◆ Available data
::::

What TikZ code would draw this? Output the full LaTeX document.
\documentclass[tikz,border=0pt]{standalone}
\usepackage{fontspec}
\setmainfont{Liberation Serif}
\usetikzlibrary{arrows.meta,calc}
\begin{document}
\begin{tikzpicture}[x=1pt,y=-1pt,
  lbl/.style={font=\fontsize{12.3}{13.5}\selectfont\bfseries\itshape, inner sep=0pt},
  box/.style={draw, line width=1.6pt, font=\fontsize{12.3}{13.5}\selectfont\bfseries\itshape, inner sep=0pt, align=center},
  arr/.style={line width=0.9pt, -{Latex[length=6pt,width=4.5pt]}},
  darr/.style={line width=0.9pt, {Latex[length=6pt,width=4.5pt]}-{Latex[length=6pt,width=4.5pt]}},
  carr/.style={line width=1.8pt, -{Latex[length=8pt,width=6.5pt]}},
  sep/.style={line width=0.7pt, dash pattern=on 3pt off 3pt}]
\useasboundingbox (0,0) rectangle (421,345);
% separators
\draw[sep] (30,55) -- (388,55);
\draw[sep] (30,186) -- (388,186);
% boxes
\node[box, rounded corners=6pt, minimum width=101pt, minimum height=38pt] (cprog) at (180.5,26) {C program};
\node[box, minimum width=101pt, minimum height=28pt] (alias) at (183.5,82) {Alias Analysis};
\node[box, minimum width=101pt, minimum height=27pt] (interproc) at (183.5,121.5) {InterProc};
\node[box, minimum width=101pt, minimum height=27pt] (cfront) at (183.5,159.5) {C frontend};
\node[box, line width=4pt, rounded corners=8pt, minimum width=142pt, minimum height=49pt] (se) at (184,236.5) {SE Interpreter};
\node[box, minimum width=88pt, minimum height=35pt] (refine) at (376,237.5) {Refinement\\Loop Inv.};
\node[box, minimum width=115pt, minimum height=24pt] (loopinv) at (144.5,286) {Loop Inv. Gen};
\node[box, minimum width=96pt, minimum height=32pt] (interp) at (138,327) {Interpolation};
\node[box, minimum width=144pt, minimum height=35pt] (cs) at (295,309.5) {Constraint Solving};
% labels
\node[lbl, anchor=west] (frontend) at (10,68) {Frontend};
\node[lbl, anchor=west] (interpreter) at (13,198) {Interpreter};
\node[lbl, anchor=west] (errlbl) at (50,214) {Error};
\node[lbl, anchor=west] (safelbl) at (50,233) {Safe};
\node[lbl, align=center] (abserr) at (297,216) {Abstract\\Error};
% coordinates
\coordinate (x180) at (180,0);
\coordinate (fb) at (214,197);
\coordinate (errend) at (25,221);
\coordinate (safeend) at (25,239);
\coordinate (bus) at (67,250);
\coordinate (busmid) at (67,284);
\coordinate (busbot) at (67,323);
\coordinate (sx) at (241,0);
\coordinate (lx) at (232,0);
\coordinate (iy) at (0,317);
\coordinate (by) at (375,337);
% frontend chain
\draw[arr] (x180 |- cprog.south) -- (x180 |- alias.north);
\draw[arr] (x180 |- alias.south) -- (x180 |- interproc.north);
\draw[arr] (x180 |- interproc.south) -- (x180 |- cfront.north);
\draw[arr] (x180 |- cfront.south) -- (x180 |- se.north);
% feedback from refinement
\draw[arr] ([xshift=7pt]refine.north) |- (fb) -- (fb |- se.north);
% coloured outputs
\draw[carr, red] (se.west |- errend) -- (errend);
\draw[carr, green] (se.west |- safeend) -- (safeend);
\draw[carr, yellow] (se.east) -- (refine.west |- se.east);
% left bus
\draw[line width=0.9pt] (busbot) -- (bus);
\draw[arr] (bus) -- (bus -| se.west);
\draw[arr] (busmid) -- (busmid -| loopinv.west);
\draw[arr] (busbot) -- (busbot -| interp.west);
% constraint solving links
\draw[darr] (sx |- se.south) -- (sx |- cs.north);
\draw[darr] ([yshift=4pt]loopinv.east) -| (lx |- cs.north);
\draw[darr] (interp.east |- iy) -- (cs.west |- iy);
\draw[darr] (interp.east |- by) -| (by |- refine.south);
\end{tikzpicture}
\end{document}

::::

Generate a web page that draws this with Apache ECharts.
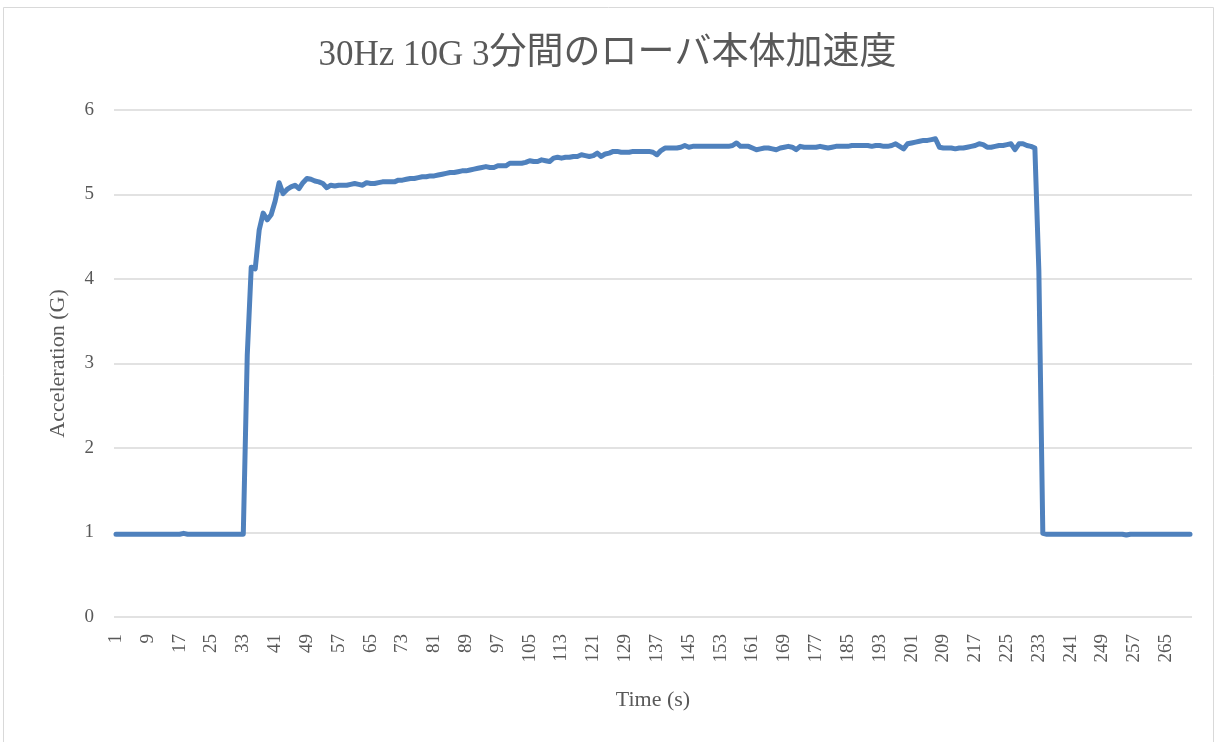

::::

Return every line from the records above that holds the word "this".

What TikZ code would draw this? Output the full LaTeX document.
Generate a web page that draws this with Apache ECharts.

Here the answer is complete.